The Kaş-Besmi excavation yielded the perfume bottles. “While excavating, one of our team members surfaced holding a small bottle. Further work revealed 15 such bottles, likely for perfumes or kohl [a cosmetic product used traditionally as eyeliner], made using a mold-blowing technique typical of Syria-Palestine,” Öniz explained.

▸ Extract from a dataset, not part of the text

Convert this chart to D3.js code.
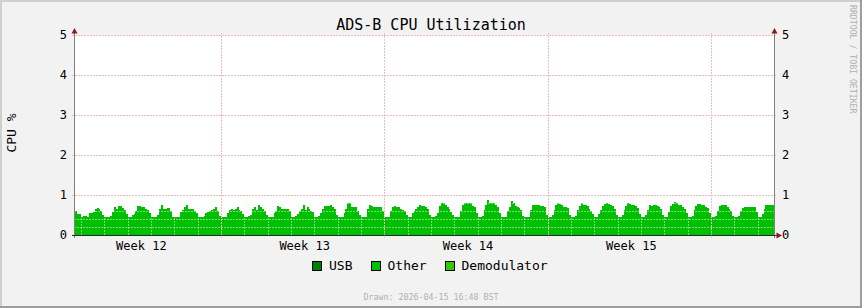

Analysis is ongoing, but the vessels are believed to have contained fragrances such as rose oil from Damascus, musk and amber — scents widely known in the eastern Mediterranean but unfamiliar in Europe at the time.

 

“Perfume and glassmaking technologies traveled from the East to the West, and these bottles may represent among the earliest examples of fragrance imports to Europe,” he added.

 

For Öniz and his colleagues, the thrill lies not in finding gold or jewels, but in unearthing history’s unknowns — from turquoise and aquamarine-colored glass ingots to the delicate perfume bottles now on display.

 

The work also draws international participation with archaeologists from Australia, Argentina, Japan and numerous doctoral and graduate students joining through UNESCO, ICOMOS and the world Underwater Federation for at least 15 days of hands-on training aboard the research vessel.

 

“Türkiye is a world leader in underwater archaeology,” Öniz concluded. “Not because of us, but because of the extraordinary geography we are privileged to work in.”